I’m having a terrible time dealing with it. It’s interesting in the session with Gordon, that parental jealousy comes up. I want to discuss it in this blog to see if it might not help others who have jealousy or are dealing with others’ jealousy.
Because our parents lived in a different paradigm, many of them did not get to follow their bliss — to say the least. They were expected to work endless hours with few vacations just to scrape by. Some of them grew so enraged they became abusive, drank to drown their sorrows, ended up institutionalized. For this generation, doing art was a sign of laziness at best, and at worst represented a life of devastating poverty. Is it any wonder they didn’t cultivate the fiction writer in many of us?
Gordon has me put two chairs facing each other. We are going to work on self-esteem so that I can handle the increasing jealousy. I am meant to have a conversation with my imaginary father in the other chair.

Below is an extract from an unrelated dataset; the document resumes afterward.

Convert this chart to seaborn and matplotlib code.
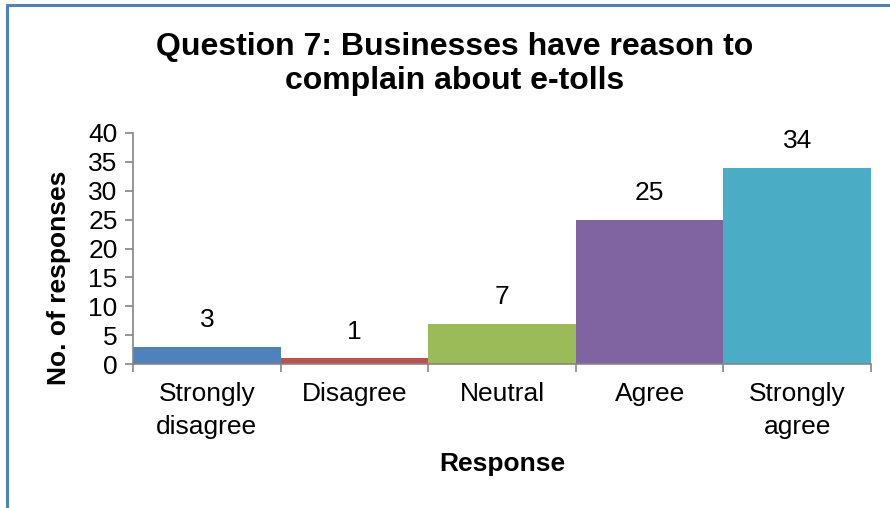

What comes up is jealousy. Jealousy. Jealousy. Jealousy.
As a child I was a wacky artist — very abstract and eccentric. I won lots of awards. My father was the kind of guy who got up at 4 AM to go hunt or fish our food, then went to work for 12 hours laying floors. Still, there was this other side, the side that watched blood red sun rises reflected on deep and winding Missouri rivers. The side that collected found forest objects. In one corner of the basement, he kept a collection of railway ties, electricity breakers, a broken banjo, arrowheads. Things he found in the woods when he was hunting.
He had no nurturing as a boy, and because of that he did not exactly glory in his abstract, wacky little daughter. I was too much like him. Let’s just put it this way, he was brutal.
I question him on his bad behavior. From the chair, imaginary father responds: “If I cannot do what I love, if I cannot be the artist I truly am, if I have to work endlessly to feed and house nine people, how dare you have the freedom to do what you love?”
Oh, I dare. Try me, old man. I dare. I dare. I dare.
When we are unconscious, jealousy can make us act very ugly. Once I heard a passionate artist type who was a bit stuck say she had no jealousy. I didn’t believe her for a moment. Liar. Liar. Pants on fire.
I think experiencing rabid jealousy firsthand and seeing the ugly jealousy in myself have helped me immensely. I’ve come to a profound understanding that what would really save the planet, what would really bring worldwide peace, is if everyone could find, explore, and nurture their authentic selves. I profoundly understand how wounded we all are in this area. The rage this denial of self engenders is monstrous, and global. A psychotherapist/writer from the early 1980s, Alice Miller, deals with this well in many of her books.
Still for me to go the distance in my own life, I need to be able to handle the unconscious jealousy being flung at me. I need support. How?
I think when we get to a certain level with our work as writers, we must find other people who got to that level themselves. Only they can really understand what we’re going through. I think it’s too much to expect friends or family who’ve not been on the path, or not been on it very long, to give us the support we need. I believe there are rare creatures out there who can be loving and supportive even when they are still struggling — I know a few — but perhaps it’s best to leave off expecting so much from the others. That’s all I know right now. Still, the words I just typed rankle me. I need more support, damn it! Hear me universe!
Meanwhile, back at Gordon’s office, imaginary father says: “I felt like a dog. Tied up. Like a mangy dog.”
We had a dog named Buck, chained to a doghouse his whole life, his world a circle of dry paced Missouri dirt. I start sobbing in Gordon’s office, for Buck, for dad.
I sob for all of us, made to feel like chained up dogs when all we really want to do is love this blessed earth.